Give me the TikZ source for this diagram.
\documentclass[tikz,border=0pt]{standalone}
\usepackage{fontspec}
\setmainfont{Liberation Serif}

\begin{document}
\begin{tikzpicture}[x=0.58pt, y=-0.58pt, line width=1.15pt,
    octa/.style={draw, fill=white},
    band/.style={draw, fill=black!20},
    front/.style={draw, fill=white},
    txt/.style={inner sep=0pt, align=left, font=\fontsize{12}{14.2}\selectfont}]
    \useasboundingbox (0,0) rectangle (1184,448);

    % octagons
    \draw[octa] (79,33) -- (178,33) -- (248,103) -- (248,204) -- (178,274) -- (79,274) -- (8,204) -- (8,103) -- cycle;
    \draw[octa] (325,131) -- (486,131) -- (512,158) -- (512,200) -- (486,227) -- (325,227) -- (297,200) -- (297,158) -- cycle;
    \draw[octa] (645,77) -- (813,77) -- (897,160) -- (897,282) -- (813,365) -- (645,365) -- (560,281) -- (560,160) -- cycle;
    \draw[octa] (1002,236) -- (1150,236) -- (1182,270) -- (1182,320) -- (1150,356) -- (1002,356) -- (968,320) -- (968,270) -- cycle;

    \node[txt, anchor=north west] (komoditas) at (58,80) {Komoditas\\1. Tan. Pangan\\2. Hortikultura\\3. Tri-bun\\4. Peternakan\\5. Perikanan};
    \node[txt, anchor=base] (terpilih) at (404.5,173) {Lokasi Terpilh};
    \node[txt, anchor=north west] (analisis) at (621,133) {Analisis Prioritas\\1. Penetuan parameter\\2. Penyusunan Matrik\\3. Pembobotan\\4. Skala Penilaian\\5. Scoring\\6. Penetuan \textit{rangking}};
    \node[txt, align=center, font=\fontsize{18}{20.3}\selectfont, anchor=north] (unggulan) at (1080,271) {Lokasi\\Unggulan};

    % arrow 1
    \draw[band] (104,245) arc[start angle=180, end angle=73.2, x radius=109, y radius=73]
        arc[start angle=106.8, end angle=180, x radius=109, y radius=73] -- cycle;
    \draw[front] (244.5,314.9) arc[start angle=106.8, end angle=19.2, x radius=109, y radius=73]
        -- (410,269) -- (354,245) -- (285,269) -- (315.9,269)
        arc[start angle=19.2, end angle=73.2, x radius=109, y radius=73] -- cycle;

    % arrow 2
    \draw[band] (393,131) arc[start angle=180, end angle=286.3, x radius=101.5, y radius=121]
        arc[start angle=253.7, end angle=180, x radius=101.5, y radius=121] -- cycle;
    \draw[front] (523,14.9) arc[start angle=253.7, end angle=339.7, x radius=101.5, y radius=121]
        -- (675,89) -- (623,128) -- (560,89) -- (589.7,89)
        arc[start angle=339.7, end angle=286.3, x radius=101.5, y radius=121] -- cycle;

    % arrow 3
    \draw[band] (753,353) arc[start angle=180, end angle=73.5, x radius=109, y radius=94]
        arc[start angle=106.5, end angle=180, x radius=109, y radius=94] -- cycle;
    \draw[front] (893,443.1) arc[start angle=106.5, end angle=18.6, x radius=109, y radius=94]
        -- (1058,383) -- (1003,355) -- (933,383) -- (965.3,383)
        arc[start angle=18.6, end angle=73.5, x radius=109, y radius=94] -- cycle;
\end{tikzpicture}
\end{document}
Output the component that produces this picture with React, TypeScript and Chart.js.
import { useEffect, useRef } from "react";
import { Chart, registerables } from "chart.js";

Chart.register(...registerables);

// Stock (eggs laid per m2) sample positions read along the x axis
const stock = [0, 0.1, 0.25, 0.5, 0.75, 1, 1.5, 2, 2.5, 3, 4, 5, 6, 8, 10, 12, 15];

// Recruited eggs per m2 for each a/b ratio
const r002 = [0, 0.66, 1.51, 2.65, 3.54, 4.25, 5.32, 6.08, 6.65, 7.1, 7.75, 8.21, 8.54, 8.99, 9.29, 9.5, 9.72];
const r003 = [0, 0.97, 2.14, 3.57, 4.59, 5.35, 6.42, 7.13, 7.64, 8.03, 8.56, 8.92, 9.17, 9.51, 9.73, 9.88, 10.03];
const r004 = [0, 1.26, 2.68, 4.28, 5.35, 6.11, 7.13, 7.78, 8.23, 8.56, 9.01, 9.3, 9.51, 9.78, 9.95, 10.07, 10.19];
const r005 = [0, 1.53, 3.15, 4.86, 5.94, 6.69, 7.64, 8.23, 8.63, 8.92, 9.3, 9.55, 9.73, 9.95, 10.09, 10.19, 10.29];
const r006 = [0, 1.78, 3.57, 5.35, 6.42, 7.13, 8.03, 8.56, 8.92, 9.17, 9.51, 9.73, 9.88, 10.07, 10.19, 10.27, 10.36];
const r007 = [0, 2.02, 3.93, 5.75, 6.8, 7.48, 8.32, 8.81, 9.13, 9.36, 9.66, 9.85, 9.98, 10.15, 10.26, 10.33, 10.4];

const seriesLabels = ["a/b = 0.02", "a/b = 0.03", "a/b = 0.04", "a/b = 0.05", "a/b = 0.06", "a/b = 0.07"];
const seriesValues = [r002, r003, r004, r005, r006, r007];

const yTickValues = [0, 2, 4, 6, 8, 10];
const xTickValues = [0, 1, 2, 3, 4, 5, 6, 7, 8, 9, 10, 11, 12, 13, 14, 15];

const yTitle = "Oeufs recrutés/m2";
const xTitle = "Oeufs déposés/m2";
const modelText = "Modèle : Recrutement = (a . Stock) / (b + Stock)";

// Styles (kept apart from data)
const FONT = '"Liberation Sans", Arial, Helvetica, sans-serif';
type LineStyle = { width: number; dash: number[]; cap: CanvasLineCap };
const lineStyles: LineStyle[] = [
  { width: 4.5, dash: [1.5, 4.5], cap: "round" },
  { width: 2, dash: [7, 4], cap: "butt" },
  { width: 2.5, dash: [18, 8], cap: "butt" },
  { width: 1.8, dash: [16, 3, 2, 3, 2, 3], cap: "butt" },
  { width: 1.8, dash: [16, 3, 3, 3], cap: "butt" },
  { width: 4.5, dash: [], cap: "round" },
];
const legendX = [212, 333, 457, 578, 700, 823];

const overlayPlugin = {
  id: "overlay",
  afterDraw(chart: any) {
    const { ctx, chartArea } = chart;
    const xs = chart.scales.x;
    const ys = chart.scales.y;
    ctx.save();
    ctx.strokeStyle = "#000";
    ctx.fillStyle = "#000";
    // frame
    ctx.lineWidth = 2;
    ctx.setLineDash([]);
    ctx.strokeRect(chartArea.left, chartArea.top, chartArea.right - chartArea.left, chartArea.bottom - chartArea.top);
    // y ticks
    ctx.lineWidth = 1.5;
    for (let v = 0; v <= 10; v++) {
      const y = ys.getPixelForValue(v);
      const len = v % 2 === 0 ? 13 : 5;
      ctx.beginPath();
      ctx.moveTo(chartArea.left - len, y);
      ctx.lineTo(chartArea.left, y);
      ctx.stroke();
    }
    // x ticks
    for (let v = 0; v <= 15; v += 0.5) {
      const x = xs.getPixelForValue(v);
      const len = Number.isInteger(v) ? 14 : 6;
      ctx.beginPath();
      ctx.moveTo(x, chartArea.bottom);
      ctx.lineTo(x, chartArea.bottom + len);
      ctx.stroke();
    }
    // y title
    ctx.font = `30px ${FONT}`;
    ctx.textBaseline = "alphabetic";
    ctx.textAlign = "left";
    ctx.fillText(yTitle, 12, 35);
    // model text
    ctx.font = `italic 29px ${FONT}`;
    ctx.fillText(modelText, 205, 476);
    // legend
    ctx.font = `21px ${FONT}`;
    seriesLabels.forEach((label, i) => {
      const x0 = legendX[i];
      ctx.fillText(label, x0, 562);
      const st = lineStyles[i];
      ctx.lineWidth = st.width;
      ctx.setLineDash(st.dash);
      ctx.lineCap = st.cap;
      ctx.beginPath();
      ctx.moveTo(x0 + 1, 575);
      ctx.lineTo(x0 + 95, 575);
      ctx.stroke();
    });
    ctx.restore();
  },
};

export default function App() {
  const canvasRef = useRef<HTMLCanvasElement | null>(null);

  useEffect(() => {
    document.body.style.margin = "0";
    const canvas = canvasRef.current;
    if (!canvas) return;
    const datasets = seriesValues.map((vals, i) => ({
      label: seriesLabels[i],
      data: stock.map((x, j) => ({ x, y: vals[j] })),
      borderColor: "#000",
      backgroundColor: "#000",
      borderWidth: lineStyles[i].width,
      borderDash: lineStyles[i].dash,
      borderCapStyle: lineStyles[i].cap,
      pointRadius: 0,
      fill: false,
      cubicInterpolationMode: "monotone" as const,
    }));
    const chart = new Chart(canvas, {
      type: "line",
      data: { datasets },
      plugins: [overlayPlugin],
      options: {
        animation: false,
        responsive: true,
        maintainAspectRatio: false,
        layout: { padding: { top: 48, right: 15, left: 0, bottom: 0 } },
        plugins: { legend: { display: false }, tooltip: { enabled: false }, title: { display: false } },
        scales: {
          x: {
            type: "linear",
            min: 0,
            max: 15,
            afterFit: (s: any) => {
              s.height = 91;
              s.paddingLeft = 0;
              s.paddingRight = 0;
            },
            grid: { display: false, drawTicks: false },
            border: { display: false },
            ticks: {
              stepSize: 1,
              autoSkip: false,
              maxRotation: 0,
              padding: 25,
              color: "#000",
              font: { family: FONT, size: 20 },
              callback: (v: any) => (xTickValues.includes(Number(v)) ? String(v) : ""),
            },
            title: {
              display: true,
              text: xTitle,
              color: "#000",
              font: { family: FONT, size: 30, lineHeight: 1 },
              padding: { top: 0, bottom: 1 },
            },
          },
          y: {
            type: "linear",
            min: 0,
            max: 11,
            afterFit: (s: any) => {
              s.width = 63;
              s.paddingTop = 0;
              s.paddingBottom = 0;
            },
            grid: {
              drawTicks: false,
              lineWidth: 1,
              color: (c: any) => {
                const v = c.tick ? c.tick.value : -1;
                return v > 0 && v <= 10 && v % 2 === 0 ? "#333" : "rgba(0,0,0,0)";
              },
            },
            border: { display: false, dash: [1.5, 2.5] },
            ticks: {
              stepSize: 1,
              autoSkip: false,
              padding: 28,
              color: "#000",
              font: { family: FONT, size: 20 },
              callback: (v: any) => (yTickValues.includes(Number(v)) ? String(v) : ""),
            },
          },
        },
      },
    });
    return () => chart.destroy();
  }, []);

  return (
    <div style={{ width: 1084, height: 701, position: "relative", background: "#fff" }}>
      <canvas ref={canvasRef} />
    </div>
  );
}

***

| GOAL OF THE EXERCISE |
Quote word for word the lines from the line holding "Output the component" through the line holding "const legendX = [212, 333, 457, 578, 700, 823];"; include both of those lines and add nothing.

| EXERCISE ANSWER |
Output the component that produces this picture with React, TypeScript and Chart.js.
import { useEffect, useRef } from "react";
import { Chart, registerables } from "chart.js";

Chart.register(...registerables);

// Stock (eggs laid per m2) sample positions read along the x axis
const stock = [0, 0.1, 0.25, 0.5, 0.75, 1, 1.5, 2, 2.5, 3, 4, 5, 6, 8, 10, 12, 15];

// Recruited eggs per m2 for each a/b ratio
const r002 = [0, 0.66, 1.51, 2.65, 3.54, 4.25, 5.32, 6.08, 6.65, 7.1, 7.75, 8.21, 8.54, 8.99, 9.29, 9.5, 9.72];
const r003 = [0, 0.97, 2.14, 3.57, 4.59, 5.35, 6.42, 7.13, 7.64, 8.03, 8.56, 8.92, 9.17, 9.51, 9.73, 9.88, 10.03];
const r004 = [0, 1.26, 2.68, 4.28, 5.35, 6.11, 7.13, 7.78, 8.23, 8.56, 9.01, 9.3, 9.51, 9.78, 9.95, 10.07, 10.19];
const r005 = [0, 1.53, 3.15, 4.86, 5.94, 6.69, 7.64, 8.23, 8.63, 8.92, 9.3, 9.55, 9.73, 9.95, 10.09, 10.19, 10.29];
const r006 = [0, 1.78, 3.57, 5.35, 6.42, 7.13, 8.03, 8.56, 8.92, 9.17, 9.51, 9.73, 9.88, 10.07, 10.19, 10.27, 10.36];
const r007 = [0, 2.02, 3.93, 5.75, 6.8, 7.48, 8.32, 8.81, 9.13, 9.36, 9.66, 9.85, 9.98, 10.15, 10.26, 10.33, 10.4];

const seriesLabels = ["a/b = 0.02", "a/b = 0.03", "a/b = 0.04", "a/b = 0.05", "a/b = 0.06", "a/b = 0.07"];
const seriesValues = [r002, r003, r004, r005, r006, r007];

const yTickValues = [0, 2, 4, 6, 8, 10];
const xTickValues = [0, 1, 2, 3, 4, 5, 6, 7, 8, 9, 10, 11, 12, 13, 14, 15];

const yTitle = "Oeufs recrutés/m2";
const xTitle = "Oeufs déposés/m2";
const modelText = "Modèle : Recrutement = (a . Stock) / (b + Stock)";

// Styles (kept apart from data)
const FONT = '"Liberation Sans", Arial, Helvetica, sans-serif';
type LineStyle = { width: number; dash: number[]; cap: CanvasLineCap };
const lineStyles: LineStyle[] = [
  { width: 4.5, dash: [1.5, 4.5], cap: "round" },
  { width: 2, dash: [7, 4], cap: "butt" },
  { width: 2.5, dash: [18, 8], cap: "butt" },
  { width: 1.8, dash: [16, 3, 2, 3, 2, 3], cap: "butt" },
  { width: 1.8, dash: [16, 3, 3, 3], cap: "butt" },
  { width: 4.5, dash: [], cap: "round" },
];
const legendX = [212, 333, 457, 578, 700, 823];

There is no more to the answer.